O chororô dos derrotados com a eleição da primeira mulher presidente é diverso, não está restrito aos partidos da oposição de direita e seus aliados, neste amplo leque que juntou conservadores de variados naipes aos integralistas e até monarquistas. Setores identificados com a esquerda também lamentam, e apontam culpados: a ignorância das massas populares. Vejam esta pérola do pensamento do esquerdismo mais tradiconal ao justificar seu desencanto:

Parodiando Herbert Marcuse, poderíamos afirmar que a massa do povo, incluindo-se, é claro, a tão falada massa proletária, se encanta com pequenos ganhos obtidos no seu dia-a-dia, sejam esses ganhos fruto de sua luta ou obtidos como dádiva "generosa" dos senhores do poder.
 
Um diminuto espaço para morar, uma geladeira, um freezer, uma TV LCD e (suprema felicidade!) um automóvel são elementos suficientes para levar as camadas populares ao conformismo e à fácil cooptação política pela classe ora dominante.
 
Tal comportamento das massas populares não é próprio apenas do Brasil, e sim de todos os recantos do mundo. Aqui, tivemos o exemplo patente do populismo lulo-petista, oferecendo ao capitalismo a paz social para que pudesse usufruir grandes lucros sem nenhuma ameaça.

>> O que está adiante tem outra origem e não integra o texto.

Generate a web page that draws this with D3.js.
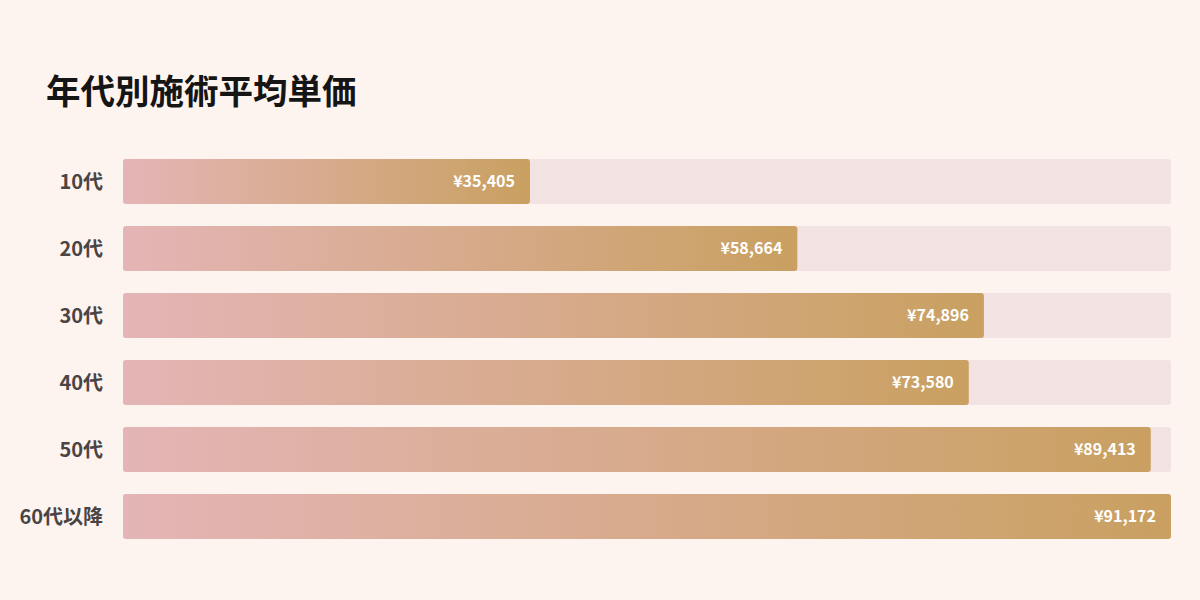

Está dito claramente pelo autor que as massas populares só podem pensar corretamente, fazer melhores escolhas, se não tiverem uma geladeira, uma casa para morar. Se, tranformando-se portanto em lumpesinato, seriam mais revolucionárias. Coitado do Marx. É o “quanto pior melhor”, do velho esquerdismo pequeno burguês, bem conhecido de Lênin que o combateu, dedicando ao tema um livro para as futuras gerações, que parecem não o leram, ou entenderam corretamente.

Chega a ser perverso o pensamento, incluindo um forte preconceito, moldado em um erro crasso de análise: Dilma teve votos generalizados em várias classes sociais. O final do texto é um exemplo de arrogância:

Diante desses fatos, resta-nos a nós, socialistas revolucionários, a tarefa de despertar as massas populares de sua inocência, e nunca acalentar suas fantasias, como tem feito o PT, o PCdoB e o PSB, que funcionam como o braço esquerdo do sistema.

Para o messianismo de Gilvan Rocha, militante do PSOL, desejoso de ser o senhor dos desígnios de amplas massas, primeiro seria conveniente um bom investimento em seu próprio quintal. Seu partido tem dezenas de tendências internas, cada uma com visão própria do que seria o socialismo. Façam sua lição de casa em chegar a uma conclusão do que pretendem. E guardem seus preconceitos de classe no mesmo lugar onde fica seu reformismo, que imagina mudar o país apenas no voto.

O povo merece geladeiras, como saúde, como educação. É assim, também, que as grandes mudanças acontecerão um dia, mesmo que tentem atrapalhar as velhas, mofadas e preconceituosas tendências do esquerdismo pequeno-burguês.